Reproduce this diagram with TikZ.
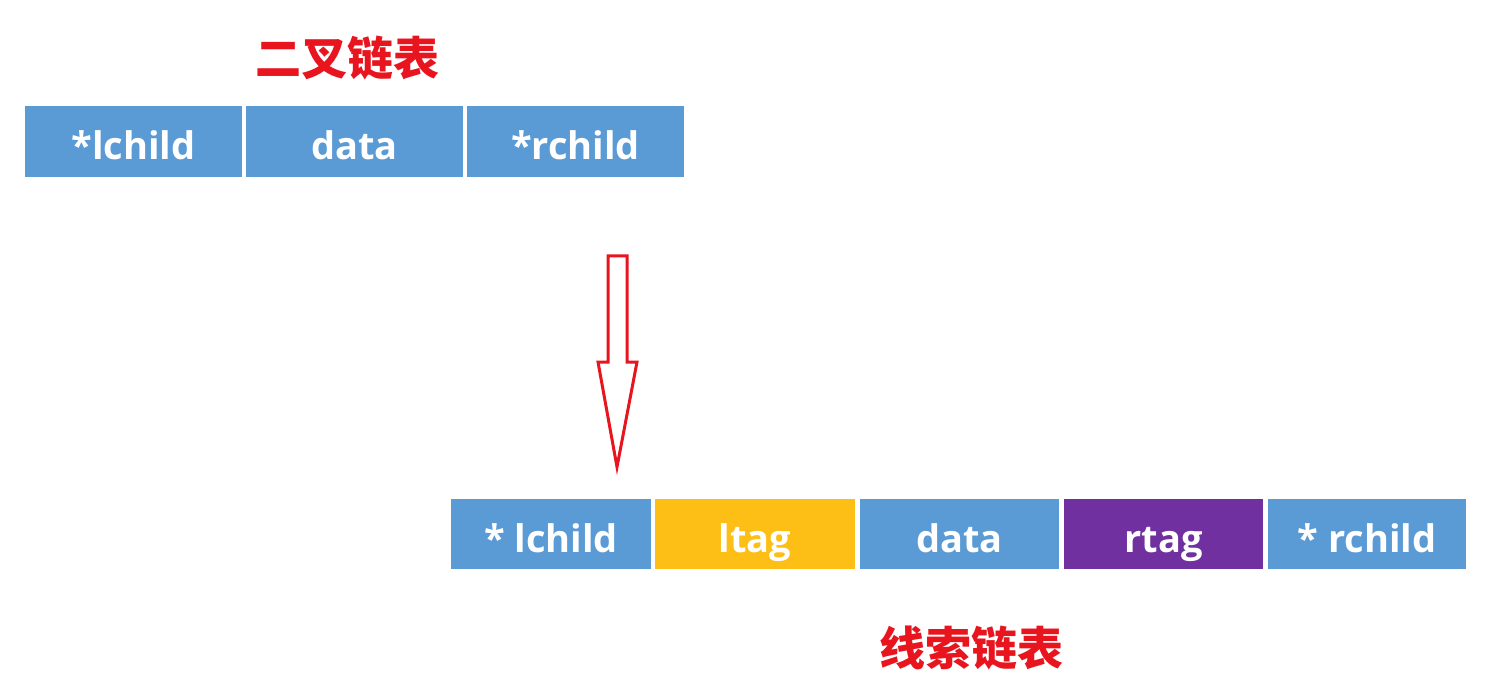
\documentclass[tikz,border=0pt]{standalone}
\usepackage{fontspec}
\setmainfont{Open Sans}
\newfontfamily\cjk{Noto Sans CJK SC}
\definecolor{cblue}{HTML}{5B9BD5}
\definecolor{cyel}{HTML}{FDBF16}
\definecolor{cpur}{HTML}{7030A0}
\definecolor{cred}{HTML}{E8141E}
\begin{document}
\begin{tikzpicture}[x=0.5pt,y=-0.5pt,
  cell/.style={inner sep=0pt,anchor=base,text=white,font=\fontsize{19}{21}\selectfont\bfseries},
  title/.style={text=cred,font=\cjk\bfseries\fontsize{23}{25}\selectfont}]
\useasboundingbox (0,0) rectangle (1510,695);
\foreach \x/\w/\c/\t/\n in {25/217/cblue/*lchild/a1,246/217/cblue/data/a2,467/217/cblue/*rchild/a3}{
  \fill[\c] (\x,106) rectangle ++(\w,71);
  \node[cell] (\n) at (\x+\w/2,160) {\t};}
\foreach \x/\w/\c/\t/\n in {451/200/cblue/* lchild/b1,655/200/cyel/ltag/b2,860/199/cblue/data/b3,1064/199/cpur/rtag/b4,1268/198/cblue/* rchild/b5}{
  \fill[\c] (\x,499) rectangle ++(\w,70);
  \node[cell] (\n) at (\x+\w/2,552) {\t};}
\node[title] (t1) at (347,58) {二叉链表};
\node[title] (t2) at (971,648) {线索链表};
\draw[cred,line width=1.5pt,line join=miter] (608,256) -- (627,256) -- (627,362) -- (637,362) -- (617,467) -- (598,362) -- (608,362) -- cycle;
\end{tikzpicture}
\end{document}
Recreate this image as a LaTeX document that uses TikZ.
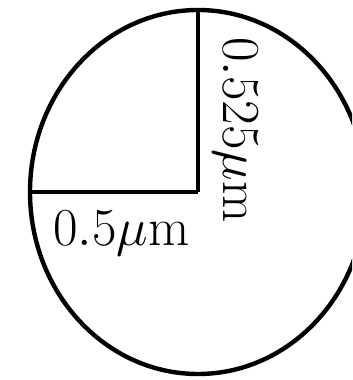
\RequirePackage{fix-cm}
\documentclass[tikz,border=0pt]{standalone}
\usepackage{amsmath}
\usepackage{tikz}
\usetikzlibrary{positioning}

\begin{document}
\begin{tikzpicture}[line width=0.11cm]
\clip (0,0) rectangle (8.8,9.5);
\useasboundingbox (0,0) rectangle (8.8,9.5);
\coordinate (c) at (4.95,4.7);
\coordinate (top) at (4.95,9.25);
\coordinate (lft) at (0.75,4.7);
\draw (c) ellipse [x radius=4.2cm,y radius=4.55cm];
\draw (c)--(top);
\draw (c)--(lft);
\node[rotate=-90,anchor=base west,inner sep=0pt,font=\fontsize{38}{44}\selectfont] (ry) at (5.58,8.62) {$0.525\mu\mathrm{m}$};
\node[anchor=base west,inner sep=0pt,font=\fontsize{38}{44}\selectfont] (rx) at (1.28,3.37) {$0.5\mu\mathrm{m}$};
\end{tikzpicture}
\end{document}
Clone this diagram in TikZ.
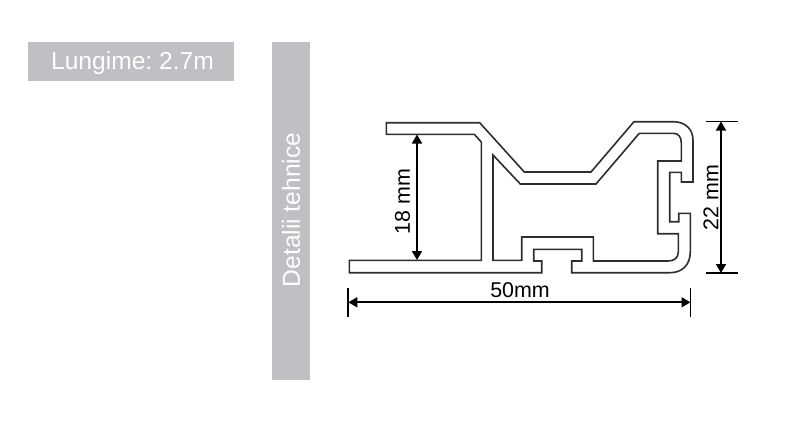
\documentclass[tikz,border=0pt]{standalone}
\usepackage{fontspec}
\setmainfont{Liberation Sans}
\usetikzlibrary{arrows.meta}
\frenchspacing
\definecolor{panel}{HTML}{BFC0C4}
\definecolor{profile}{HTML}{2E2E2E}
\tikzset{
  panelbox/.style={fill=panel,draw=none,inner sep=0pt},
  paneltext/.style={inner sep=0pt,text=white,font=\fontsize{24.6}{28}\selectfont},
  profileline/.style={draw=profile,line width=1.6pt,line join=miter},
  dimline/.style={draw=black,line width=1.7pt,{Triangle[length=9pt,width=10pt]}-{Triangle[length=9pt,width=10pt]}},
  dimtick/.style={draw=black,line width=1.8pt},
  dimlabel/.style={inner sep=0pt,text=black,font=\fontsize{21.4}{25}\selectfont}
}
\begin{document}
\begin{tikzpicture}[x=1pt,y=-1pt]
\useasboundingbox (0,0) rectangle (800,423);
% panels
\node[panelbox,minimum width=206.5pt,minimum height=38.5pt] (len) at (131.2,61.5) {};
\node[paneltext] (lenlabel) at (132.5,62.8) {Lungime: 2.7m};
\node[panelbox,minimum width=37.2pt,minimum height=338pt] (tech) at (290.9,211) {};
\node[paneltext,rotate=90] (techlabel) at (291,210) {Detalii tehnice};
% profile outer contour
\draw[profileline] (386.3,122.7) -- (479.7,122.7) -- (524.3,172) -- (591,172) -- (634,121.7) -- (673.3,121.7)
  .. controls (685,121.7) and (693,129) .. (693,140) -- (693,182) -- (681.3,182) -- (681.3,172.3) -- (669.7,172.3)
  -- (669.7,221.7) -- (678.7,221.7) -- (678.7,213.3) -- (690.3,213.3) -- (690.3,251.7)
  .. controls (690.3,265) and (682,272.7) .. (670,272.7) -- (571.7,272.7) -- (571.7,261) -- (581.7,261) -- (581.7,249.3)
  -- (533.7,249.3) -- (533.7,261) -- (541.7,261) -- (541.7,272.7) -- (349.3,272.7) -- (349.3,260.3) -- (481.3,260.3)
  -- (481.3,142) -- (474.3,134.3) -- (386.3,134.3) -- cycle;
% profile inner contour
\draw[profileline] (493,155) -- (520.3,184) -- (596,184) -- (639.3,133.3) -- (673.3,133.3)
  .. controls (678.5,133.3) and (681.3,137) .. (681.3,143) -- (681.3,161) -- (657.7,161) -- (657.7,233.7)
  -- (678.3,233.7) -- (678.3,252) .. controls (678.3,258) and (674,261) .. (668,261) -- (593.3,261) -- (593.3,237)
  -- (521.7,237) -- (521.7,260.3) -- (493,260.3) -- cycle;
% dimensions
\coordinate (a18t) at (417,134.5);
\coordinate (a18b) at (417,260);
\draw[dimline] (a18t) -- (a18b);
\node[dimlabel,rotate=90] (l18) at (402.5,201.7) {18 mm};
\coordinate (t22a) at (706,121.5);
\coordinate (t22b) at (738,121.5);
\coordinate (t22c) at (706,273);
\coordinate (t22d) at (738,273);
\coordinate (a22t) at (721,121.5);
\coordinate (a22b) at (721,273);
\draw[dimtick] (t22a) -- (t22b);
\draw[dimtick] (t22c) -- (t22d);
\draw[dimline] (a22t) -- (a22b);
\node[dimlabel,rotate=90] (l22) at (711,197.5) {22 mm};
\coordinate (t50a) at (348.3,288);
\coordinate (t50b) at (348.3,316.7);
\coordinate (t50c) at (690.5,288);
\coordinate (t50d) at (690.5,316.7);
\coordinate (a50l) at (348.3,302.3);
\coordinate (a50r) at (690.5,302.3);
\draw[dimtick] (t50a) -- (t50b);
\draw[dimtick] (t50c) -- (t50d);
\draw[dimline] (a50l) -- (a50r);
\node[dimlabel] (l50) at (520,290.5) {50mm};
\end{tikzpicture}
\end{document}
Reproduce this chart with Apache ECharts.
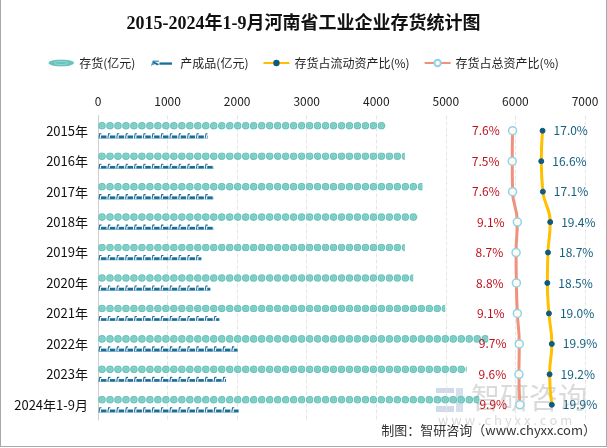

**SET PROBLEM**
From the data, pick out every line that includes "diagram".

**RESULT**
Reproduce this diagram with TikZ.
Clone this diagram in TikZ.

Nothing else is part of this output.